=== SET TASK ===
Drop every picture. Then return, exactly, the lines from the beginning of the listing below through the one containing "0.0231, 0.0173, 0.0131, 0.0103, 0.0067, 0.00467, 0.0038]".

=== DATA SHOWN ===
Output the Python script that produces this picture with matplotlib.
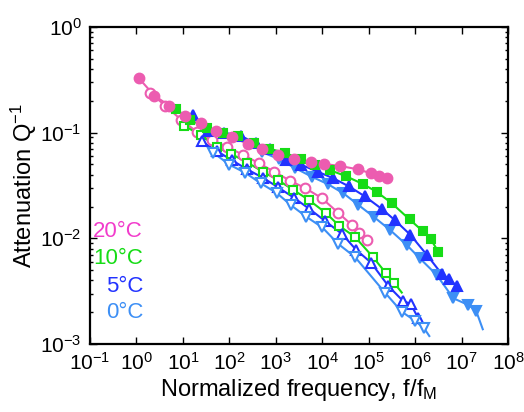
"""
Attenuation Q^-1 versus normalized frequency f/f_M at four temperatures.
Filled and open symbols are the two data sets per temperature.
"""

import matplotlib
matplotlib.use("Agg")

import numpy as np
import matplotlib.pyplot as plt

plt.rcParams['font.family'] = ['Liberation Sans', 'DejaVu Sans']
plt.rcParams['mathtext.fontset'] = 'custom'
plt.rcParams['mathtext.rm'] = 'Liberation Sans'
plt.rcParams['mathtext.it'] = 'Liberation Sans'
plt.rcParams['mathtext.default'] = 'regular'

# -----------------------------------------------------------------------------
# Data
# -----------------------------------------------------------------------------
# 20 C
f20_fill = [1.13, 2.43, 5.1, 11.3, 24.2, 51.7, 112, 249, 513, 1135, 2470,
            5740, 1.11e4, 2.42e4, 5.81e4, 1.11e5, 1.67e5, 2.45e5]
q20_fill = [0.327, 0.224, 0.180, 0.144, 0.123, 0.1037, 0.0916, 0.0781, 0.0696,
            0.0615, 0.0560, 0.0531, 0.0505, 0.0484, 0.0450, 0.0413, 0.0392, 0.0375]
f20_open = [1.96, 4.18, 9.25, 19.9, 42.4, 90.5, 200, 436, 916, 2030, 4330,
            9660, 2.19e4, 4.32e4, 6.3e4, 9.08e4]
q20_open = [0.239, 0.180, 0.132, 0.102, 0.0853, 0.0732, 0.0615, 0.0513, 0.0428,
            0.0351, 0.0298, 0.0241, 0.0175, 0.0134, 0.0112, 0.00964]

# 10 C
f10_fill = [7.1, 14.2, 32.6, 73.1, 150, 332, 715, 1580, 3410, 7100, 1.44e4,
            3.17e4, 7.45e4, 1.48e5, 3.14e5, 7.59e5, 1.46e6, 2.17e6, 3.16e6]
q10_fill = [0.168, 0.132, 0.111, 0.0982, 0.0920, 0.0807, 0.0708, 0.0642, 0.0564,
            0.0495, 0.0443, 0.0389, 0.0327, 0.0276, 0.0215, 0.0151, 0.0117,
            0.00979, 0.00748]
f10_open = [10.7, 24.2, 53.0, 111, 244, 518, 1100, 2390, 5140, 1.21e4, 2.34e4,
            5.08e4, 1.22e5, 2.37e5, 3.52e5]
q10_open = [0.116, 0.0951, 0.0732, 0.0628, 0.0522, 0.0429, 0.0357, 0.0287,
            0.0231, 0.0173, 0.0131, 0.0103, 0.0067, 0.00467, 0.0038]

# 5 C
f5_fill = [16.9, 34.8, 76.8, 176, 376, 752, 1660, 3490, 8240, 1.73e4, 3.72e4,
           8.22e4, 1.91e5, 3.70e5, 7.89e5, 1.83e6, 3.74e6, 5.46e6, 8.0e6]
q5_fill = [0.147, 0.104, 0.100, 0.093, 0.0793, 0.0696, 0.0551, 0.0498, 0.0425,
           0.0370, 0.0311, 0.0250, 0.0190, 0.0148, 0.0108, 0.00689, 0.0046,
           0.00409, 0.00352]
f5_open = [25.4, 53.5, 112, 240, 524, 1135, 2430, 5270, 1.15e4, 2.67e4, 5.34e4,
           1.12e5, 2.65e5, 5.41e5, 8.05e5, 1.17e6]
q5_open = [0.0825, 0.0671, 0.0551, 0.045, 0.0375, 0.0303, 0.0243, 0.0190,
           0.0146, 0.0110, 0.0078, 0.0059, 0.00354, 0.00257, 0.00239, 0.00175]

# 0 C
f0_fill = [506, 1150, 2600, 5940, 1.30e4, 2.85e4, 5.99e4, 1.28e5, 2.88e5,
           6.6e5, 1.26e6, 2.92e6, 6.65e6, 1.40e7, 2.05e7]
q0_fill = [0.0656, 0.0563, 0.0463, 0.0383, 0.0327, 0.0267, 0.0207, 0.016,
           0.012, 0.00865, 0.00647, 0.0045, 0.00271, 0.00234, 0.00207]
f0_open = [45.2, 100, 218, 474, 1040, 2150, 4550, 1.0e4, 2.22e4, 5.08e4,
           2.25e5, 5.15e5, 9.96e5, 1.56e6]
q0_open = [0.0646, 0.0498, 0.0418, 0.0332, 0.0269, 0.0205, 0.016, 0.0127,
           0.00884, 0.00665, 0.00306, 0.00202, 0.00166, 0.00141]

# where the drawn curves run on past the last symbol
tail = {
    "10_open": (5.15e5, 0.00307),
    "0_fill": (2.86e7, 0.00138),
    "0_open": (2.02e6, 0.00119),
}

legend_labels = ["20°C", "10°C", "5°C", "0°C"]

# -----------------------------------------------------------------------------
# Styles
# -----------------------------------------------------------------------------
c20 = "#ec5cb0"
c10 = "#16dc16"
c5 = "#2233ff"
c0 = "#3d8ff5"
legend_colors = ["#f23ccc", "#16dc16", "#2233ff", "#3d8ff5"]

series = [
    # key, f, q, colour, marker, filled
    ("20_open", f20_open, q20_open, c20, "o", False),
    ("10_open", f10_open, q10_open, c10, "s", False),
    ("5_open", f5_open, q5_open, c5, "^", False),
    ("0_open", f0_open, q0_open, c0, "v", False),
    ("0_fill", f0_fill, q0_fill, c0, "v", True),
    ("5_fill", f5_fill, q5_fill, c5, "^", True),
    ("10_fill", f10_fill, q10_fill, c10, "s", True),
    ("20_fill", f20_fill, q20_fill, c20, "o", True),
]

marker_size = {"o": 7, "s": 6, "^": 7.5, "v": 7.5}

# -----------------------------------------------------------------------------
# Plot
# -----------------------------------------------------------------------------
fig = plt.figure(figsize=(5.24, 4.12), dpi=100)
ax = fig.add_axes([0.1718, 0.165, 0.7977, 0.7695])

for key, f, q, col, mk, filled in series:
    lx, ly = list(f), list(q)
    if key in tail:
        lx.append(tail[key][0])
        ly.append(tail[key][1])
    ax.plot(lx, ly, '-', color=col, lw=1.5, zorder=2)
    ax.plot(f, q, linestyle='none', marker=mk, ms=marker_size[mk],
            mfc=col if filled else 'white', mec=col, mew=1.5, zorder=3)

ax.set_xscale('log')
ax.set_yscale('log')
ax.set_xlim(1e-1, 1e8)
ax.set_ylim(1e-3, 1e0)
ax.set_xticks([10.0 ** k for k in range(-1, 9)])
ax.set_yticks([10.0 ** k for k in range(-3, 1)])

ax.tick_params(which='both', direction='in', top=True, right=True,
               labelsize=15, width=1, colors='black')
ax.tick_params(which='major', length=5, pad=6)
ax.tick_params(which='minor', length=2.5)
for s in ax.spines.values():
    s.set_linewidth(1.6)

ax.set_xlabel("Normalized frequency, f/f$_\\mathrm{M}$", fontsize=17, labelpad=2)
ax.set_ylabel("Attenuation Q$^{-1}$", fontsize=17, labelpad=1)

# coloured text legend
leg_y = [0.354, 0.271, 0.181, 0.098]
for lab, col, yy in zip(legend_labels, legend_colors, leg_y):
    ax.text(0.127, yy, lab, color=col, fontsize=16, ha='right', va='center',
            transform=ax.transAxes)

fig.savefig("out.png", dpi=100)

=== PROBLEM SOLUTION ===
Output the Python script that produces this picture with matplotlib.
"""
Attenuation Q^-1 versus normalized frequency f/f_M at four temperatures.
Filled and open symbols are the two data sets per temperature.
"""

import matplotlib
matplotlib.use("Agg")

import numpy as np
import matplotlib.pyplot as plt

plt.rcParams['font.family'] = ['Liberation Sans', 'DejaVu Sans']
plt.rcParams['mathtext.fontset'] = 'custom'
plt.rcParams['mathtext.rm'] = 'Liberation Sans'
plt.rcParams['mathtext.it'] = 'Liberation Sans'
plt.rcParams['mathtext.default'] = 'regular'

# -----------------------------------------------------------------------------
# Data
# -----------------------------------------------------------------------------
# 20 C
f20_fill = [1.13, 2.43, 5.1, 11.3, 24.2, 51.7, 112, 249, 513, 1135, 2470,
            5740, 1.11e4, 2.42e4, 5.81e4, 1.11e5, 1.67e5, 2.45e5]
q20_fill = [0.327, 0.224, 0.180, 0.144, 0.123, 0.1037, 0.0916, 0.0781, 0.0696,
            0.0615, 0.0560, 0.0531, 0.0505, 0.0484, 0.0450, 0.0413, 0.0392, 0.0375]
f20_open = [1.96, 4.18, 9.25, 19.9, 42.4, 90.5, 200, 436, 916, 2030, 4330,
            9660, 2.19e4, 4.32e4, 6.3e4, 9.08e4]
q20_open = [0.239, 0.180, 0.132, 0.102, 0.0853, 0.0732, 0.0615, 0.0513, 0.0428,
            0.0351, 0.0298, 0.0241, 0.0175, 0.0134, 0.0112, 0.00964]

# 10 C
f10_fill = [7.1, 14.2, 32.6, 73.1, 150, 332, 715, 1580, 3410, 7100, 1.44e4,
            3.17e4, 7.45e4, 1.48e5, 3.14e5, 7.59e5, 1.46e6, 2.17e6, 3.16e6]
q10_fill = [0.168, 0.132, 0.111, 0.0982, 0.0920, 0.0807, 0.0708, 0.0642, 0.0564,
            0.0495, 0.0443, 0.0389, 0.0327, 0.0276, 0.0215, 0.0151, 0.0117,
            0.00979, 0.00748]
f10_open = [10.7, 24.2, 53.0, 111, 244, 518, 1100, 2390, 5140, 1.21e4, 2.34e4,
            5.08e4, 1.22e5, 2.37e5, 3.52e5]
q10_open = [0.116, 0.0951, 0.0732, 0.0628, 0.0522, 0.0429, 0.0357, 0.0287,
            0.0231, 0.0173, 0.0131, 0.0103, 0.0067, 0.00467, 0.0038]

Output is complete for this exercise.